For each window you’ve chosen:
Choose whether to create a time-based or row based window.
Enter values for the window’s beginning and end, such as “10 minutes to 0 minutes ago” or “1 hour to 10 minutes ago” or “100 rows to 20 rows ago.”
The window types and lengths for the left window and the right window do not need to match.
Choose a join type: inner, left, right, or full. For lookup, you do not need to choose a join type.
Choose a stream or table to join to. The selection will change depending on what you chose in step 1. For stream you see a list of streams, for table a list of tables, and for lookup a list of external tables.
Finally, choose a column from the current stream and the stream/table to be joined. These must match in order for the join to work. You can match on more than one pair of columns (up to three) by clicking + in the top right of the parameter box.
Click the + icon to add the command to the Guide script.
The results of the script appear in the Output View window.
When you define a window using rows, you are defining a ROWS BETWEEN
When you define a window using time, you will see time from and time until parameters; you are defining a RANGE BETWEEN INTERVAL
Each match is treated as an equi-join, whereby pipeline guide column = join to column.
Lookup supports a maximum of three predicates
To learn more about windows in streaming joins, see the topic WINDOW clause in the s-Server Streaming SQL Reference Guide.
The join to can be an SQLstream Stream, or an External Stream that has been created with a Render Mode of either Standard: FS->pump->stream or Directly as stream (implemented as a FOREIGN STREAM)
SQLstream Streams can be defined from the Sources (either creating them individually or using Import SQLstream Schema)
It is legitimate to join a stream to itself (especially when using windowing).
The join to can be an External Table, or an External Stream that has been created with a Render Mode of Directly as table (which is implemented as a FOREIGN TABLE).
It is legitimate to join a table to itself. For example you might want to join SALES.EMPS to itself to get information about the employee’s manager.
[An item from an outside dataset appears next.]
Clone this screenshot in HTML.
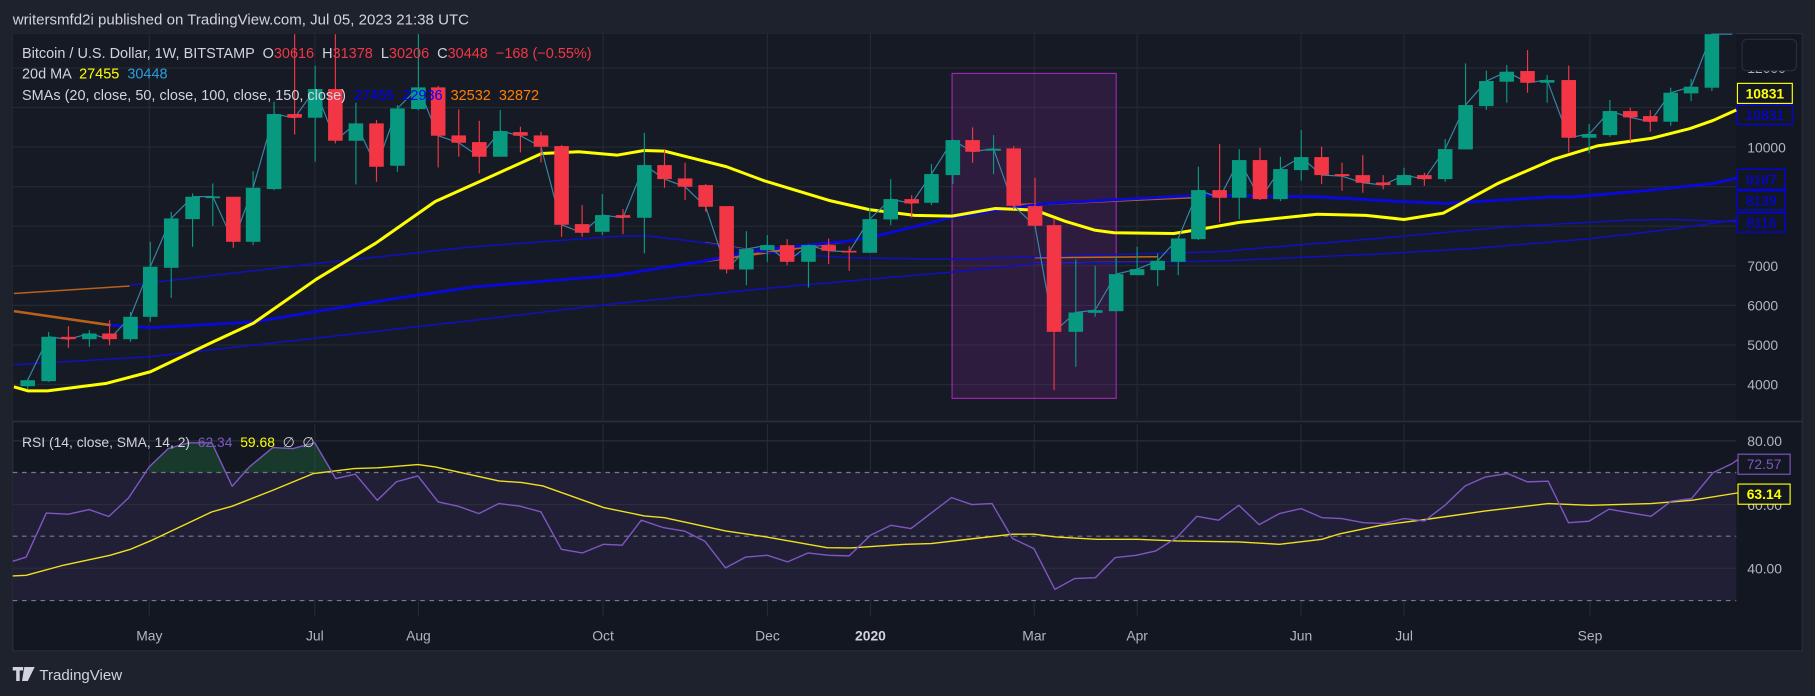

Note: the entire table will be read into memory when the guide starts running; this means that:
the table must fit into memory
changes to the data in the table after the guide starts running are not reflected in the resulting query output
To use table lookup, you first need to create an external connection. See the topic StreamLab External Connections Overview in this guide for more details. You then need to add one of the tables from the external connection as a source. See the topic Adding an External Table Source in this guide for more details.
Once you have an external table added as a source, it will be available in the table menu of the Table Lookup command.
If you know the number of rows contained in the external table, you can speed processing by entering a cache size and clicking the Prefetch Rows option.
You can use a feature called fuzzy lookup if your column uses numbers, and if these numbers only need to be close. Working with latitudes and longitudes is good use case for this setting, since you will not necessarily get an equals match when joining on latitude or longitude. In this case, with fuzzy set to true, numbers that are close to each other will match.